A Sustainable Approach to Fibre Reinforced Concrete Use


The present trend in concrete technology is to increase its strength and durability of concrete and

at a much lower cost. Sustainable engineering is steadily being incorporated into the Kenyan

construction industry. This will result in higher quality structures and infrastructure at a much

lower cost while maintaining an eco-friendly approach to construction.

Since concrete is a brittle material, reinforcement with fibres of different kinds has shown to

improve the mechanical properties of plain concrete. The fibres used in this report included sisal

fibres, which were obtained from natural sources, steel fibres were extracted from used tyres and

glass-reinforced plastic (fibreglass) having a composition of glass (non-pollutant) and plastic

which could easily be obtained from recycled plastic.

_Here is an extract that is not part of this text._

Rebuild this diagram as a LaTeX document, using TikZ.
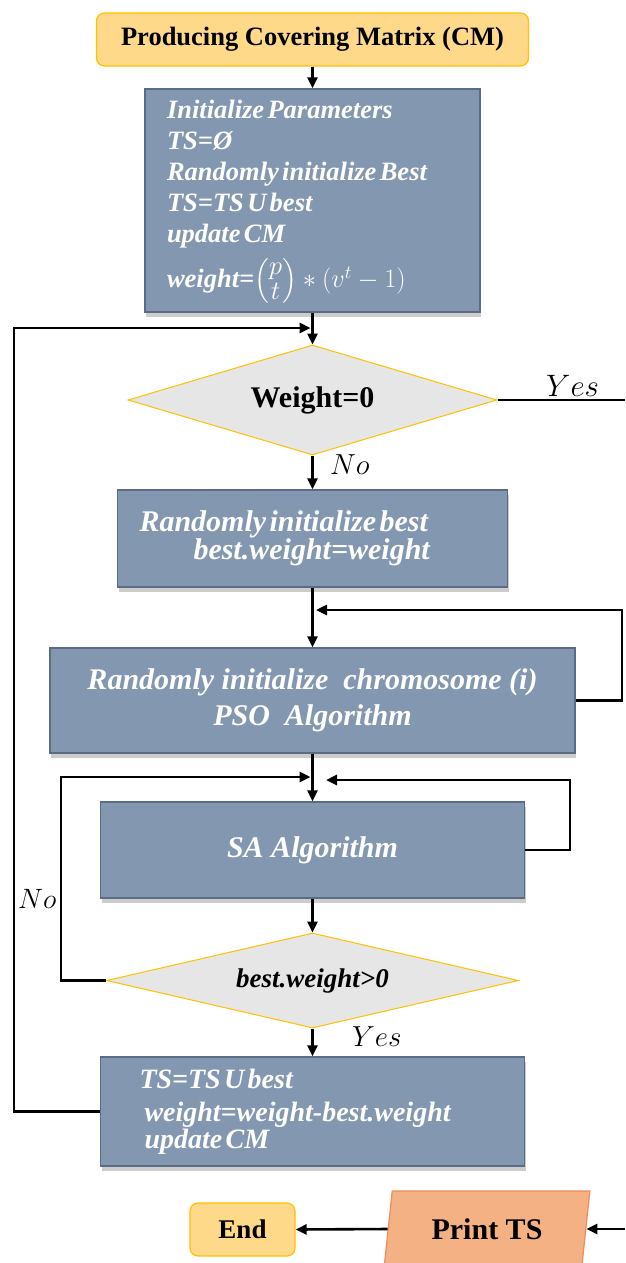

The aim of this research was to investigate the use of the above mentioned fibres as

reinforcement in concrete, to determine their mix proportions, method of mixing, handling and

placing techniques. Tests were done to determine the change in properties of fresh concrete upon

addition of varying percentages of the fibres. Compression and tensile tests were done to

determine the mechanical properties of the fibre-reinforced concrete. The experimental

investigations were done on cylinders and cubes with 0%, 1%, 2% and 3% fibre content by

weight of cement.

By testing the cubes and cylinders, we found out how both the tensile and compressive strengths

were affected. It was determined that the steel fibres were the most effective in enhancing both

the compressive and tensile strength of concrete. Sisal showed poor results with only very slight

increment in both compressive and tensile strength. Fibre glass showed promising results with

intermediate values between the steel and sisal fibres.

A common problem experienced during the experiments was the balling up of fibres, especially

the sisal and fibreglass. More research needs to be carried out on coming up with technique or

admixtures that could reduce balling up and deterioration of fibres in the concrete mix.